Розанов: «Достоевский когда-то о такой женщине писал: «Барыня моя был сладострастна до того, что сам маркиз де Сад мог бы у ней поучиться», «Мне всегда казалось, что это он писал о Суслихе».
«Мы с ней «сошлись» тоже до брака. Обнимались, целовались, — она меня впускала в окно (1-этаж) летом и раз прошептала: — Обними меня без тряпок.
Т. е. тело, под платьем. Обниматься, собственно дотрагиваться до себя — она безумно любила. Совокупления — почти не любила, семя — презирала…»
А. Николюкин: «В то время в России ещё не существовало высших женских учебных заведений. Женщинам разрешалось временно посещать университет вместе с молодыми людьми… Каждую осень она записывалась в университет как студентка, но лекций никогда не слушала и экзаменов не сдавала.
Она усердно посещала литературные чтения, кокетничала со студентами, посещала их на дому, мешала молодым людям работать, подстрекала их к выступлениям, заставляла их подписывать протесты, принимала участие во всех политических манифестациях, маршировала во главе студентов, носила красный флаг, пела «Марсельезу», ругала казаков и обращалась с ними вызывающе, била полицейских лошадей, была со своей стороны бита полицейскими, проводила ночь в арестантской и по возвращении в университет её торжественно носили на руках, как жертву «ненавистного царизма»…
В то время была в моде свободная любовь. Молодая и красивая Полина усердно не отставала от времени, переходила, служа Венере, от одного студента к другому и думала, что таким образом служит европейской цивилизации. Убедившись теперь в успехе Достоевского, она поспешила разделить новую страсть студентов. Она вертелась около Достоевского и всячески угождала ему».
Эта женщина была для Розанова роковой загадкой, навязчивым половым вожделением, некой грядущей Коллонтай.
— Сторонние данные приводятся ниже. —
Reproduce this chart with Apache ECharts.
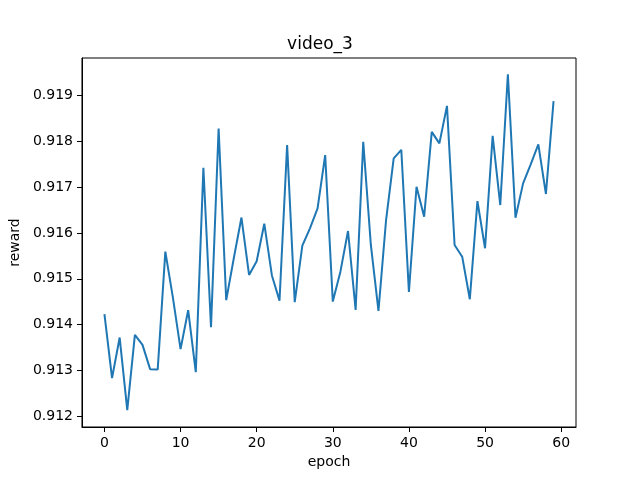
<!DOCTYPE html>
<html>
<head>
<meta charset="utf-8">
<script src="https://cdn.jsdelivr.net/npm/echarts@6/dist/echarts.min.js"></script>
<style>html,body{margin:0;padding:0;background:#fff;}#c{width:640px;height:480px;}</style>
</head>
<body>
<div id="c"></div>
<script>
const epochs = Array.from({length: 60}, (_, i) => i);
const reward = [
  0.914228, 0.912836, 0.913719, 0.912139, 0.913778, 0.913560, 0.913031, 0.913025, 0.915590, 0.914583,
  0.913466, 0.914315, 0.912966, 0.917418, 0.913945, 0.918275, 0.914533, 0.915453, 0.916334, 0.915083,
  0.915381, 0.916199, 0.915072, 0.914524, 0.917912, 0.914489, 0.915721, 0.916099, 0.916534, 0.917694,
  0.914502, 0.915155, 0.916040, 0.914322, 0.917983, 0.915736, 0.914300, 0.916280, 0.917622, 0.917809,
  0.914713, 0.917004, 0.916352, 0.918201, 0.917949, 0.918767, 0.915736, 0.915481, 0.914554, 0.916693,
  0.915664, 0.918114, 0.916606, 0.919457, 0.916330, 0.917078, 0.917492, 0.917927, 0.916846, 0.918869
];
const xTicks = [0, 10, 20, 30, 40, 50, 60];
const yTicks = [0.912, 0.913, 0.914, 0.915, 0.916, 0.917, 0.918, 0.919];
const titleText = 'video_3';
const xName = 'epoch';
const yName = 'reward';

const font = 'DejaVu Sans';
const chart = echarts.init(document.getElementById('c'), null, {renderer: 'canvas'});
chart.setOption({
  animation: false,
  backgroundColor: '#ffffff',
  title: {
    text: titleText, left: 'center', top: 31,
    textStyle: {fontFamily: font, fontSize: 17, fontWeight: 'normal', color: '#000'}
  },
  grid: {left: 80, right: 64, top: 58, bottom: 53, show: true, borderColor: '#000', borderWidth: 1, backgroundColor: 'transparent'},
  xAxis: {
    type: 'value', min: -2.95, max: 61.95,
    name: xName, nameLocation: 'middle', nameGap: 28,
    nameTextStyle: {fontFamily: font, fontSize: 14, color: '#000'},
    axisLine: {show: true, onZero: false, lineStyle: {color: '#000', width: 1}},
    axisTick: {show: true, length: 5, lineStyle: {color: '#000'}, customValues: xTicks},
    axisLabel: {fontFamily: font, fontSize: 14, color: '#000', margin: 9, customValues: xTicks},
    splitLine: {show: false}
  },
  yAxis: {
    type: 'value', min: 0.91177, max: 0.91981,
    name: yName, nameLocation: 'middle', nameGap: 51,
    nameTextStyle: {fontFamily: font, fontSize: 14, color: '#000'},
    axisLine: {show: true, onZero: false, lineStyle: {color: '#000', width: 1}},
    axisTick: {show: true, length: 5, lineStyle: {color: '#000'}, customValues: yTicks},
    axisLabel: {fontFamily: font, fontSize: 14, color: '#000', margin: 9, customValues: yTicks,
      formatter: v => v.toFixed(3)},
    splitLine: {show: false}
  },
  series: [{
    type: 'line',
    data: epochs.map((e, i) => [e, reward[i]]),
    showSymbol: false,
    lineStyle: {color: '#1f77b4', width: 2},
    itemStyle: {color: '#1f77b4'}
  }]
});
</script>
</body>
</html>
Ибо то, от чего в начале Розанов был в потрясающем восторге, превратилось в» сплошную муку», «мистическую трагедию», в женщину — вамп.
Зинаида Гиппиус (1869–1945 гг.) в мемуарах вспоминала, что «первая» жена Розанова (Суслова) была очень ревнива — «Подстерегала его на улице. И когда раз он случайно вышел вместе с какой-то учительницей. Тут же, как бешенная, дала ей пощёчину».
«Суслиха», изменив Розанову с его другом Гольдовским, устроила ему скандал с полицией.